Directions for this task ::
Starting at the top of the listing, extract every line up to and including the one with "(jr |- gas.north);". Pictures stay out of the copy.
.....
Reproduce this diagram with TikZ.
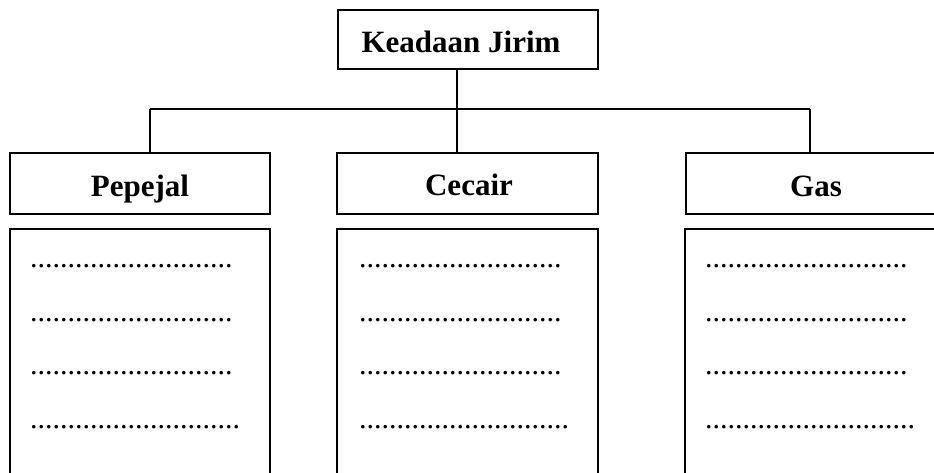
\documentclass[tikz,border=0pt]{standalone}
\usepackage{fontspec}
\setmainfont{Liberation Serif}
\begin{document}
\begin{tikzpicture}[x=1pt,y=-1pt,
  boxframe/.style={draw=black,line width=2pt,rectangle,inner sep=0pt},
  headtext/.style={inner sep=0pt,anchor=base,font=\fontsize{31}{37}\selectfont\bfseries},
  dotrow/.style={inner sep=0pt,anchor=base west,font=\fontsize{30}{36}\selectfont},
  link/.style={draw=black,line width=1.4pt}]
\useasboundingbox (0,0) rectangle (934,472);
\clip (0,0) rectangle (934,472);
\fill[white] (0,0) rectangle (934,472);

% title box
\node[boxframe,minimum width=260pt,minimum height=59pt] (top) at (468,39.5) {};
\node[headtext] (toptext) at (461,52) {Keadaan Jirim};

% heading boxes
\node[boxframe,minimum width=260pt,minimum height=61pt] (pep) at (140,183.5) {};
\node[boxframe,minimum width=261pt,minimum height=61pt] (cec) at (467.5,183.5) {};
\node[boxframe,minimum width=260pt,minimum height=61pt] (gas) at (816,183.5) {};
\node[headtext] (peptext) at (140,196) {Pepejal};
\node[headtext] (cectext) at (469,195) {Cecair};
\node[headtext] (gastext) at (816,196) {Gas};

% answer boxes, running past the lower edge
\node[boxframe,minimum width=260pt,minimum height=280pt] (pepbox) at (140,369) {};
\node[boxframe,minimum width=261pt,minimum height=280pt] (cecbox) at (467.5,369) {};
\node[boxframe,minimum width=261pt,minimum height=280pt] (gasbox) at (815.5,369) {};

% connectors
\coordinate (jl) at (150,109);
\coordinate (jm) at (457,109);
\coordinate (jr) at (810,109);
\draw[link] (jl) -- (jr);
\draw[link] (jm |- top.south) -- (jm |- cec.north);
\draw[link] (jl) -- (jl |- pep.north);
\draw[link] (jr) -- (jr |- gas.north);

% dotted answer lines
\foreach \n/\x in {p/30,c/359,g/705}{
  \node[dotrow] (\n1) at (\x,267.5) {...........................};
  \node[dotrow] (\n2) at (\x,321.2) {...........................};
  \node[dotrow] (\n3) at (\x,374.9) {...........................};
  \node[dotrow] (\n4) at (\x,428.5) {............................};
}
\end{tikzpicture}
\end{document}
.....
Exercise solution ::
Reproduce this diagram with TikZ.
\documentclass[tikz,border=0pt]{standalone}
\usepackage{fontspec}
\setmainfont{Liberation Serif}
\begin{document}
\begin{tikzpicture}[x=1pt,y=-1pt,
  boxframe/.style={draw=black,line width=2pt,rectangle,inner sep=0pt},
  headtext/.style={inner sep=0pt,anchor=base,font=\fontsize{31}{37}\selectfont\bfseries},
  dotrow/.style={inner sep=0pt,anchor=base west,font=\fontsize{30}{36}\selectfont},
  link/.style={draw=black,line width=1.4pt}]
\useasboundingbox (0,0) rectangle (934,472);
\clip (0,0) rectangle (934,472);
\fill[white] (0,0) rectangle (934,472);

% title box
\node[boxframe,minimum width=260pt,minimum height=59pt] (top) at (468,39.5) {};
\node[headtext] (toptext) at (461,52) {Keadaan Jirim};

% heading boxes
\node[boxframe,minimum width=260pt,minimum height=61pt] (pep) at (140,183.5) {};
\node[boxframe,minimum width=261pt,minimum height=61pt] (cec) at (467.5,183.5) {};
\node[boxframe,minimum width=260pt,minimum height=61pt] (gas) at (816,183.5) {};
\node[headtext] (peptext) at (140,196) {Pepejal};
\node[headtext] (cectext) at (469,195) {Cecair};
\node[headtext] (gastext) at (816,196) {Gas};

% answer boxes, running past the lower edge
\node[boxframe,minimum width=260pt,minimum height=280pt] (pepbox) at (140,369) {};
\node[boxframe,minimum width=261pt,minimum height=280pt] (cecbox) at (467.5,369) {};
\node[boxframe,minimum width=261pt,minimum height=280pt] (gasbox) at (815.5,369) {};

% connectors
\coordinate (jl) at (150,109);
\coordinate (jm) at (457,109);
\coordinate (jr) at (810,109);
\draw[link] (jl) -- (jr);
\draw[link] (jm |- top.south) -- (jm |- cec.north);
\draw[link] (jl) -- (jl |- pep.north);
\draw[link] (jr) -- (jr |- gas.north);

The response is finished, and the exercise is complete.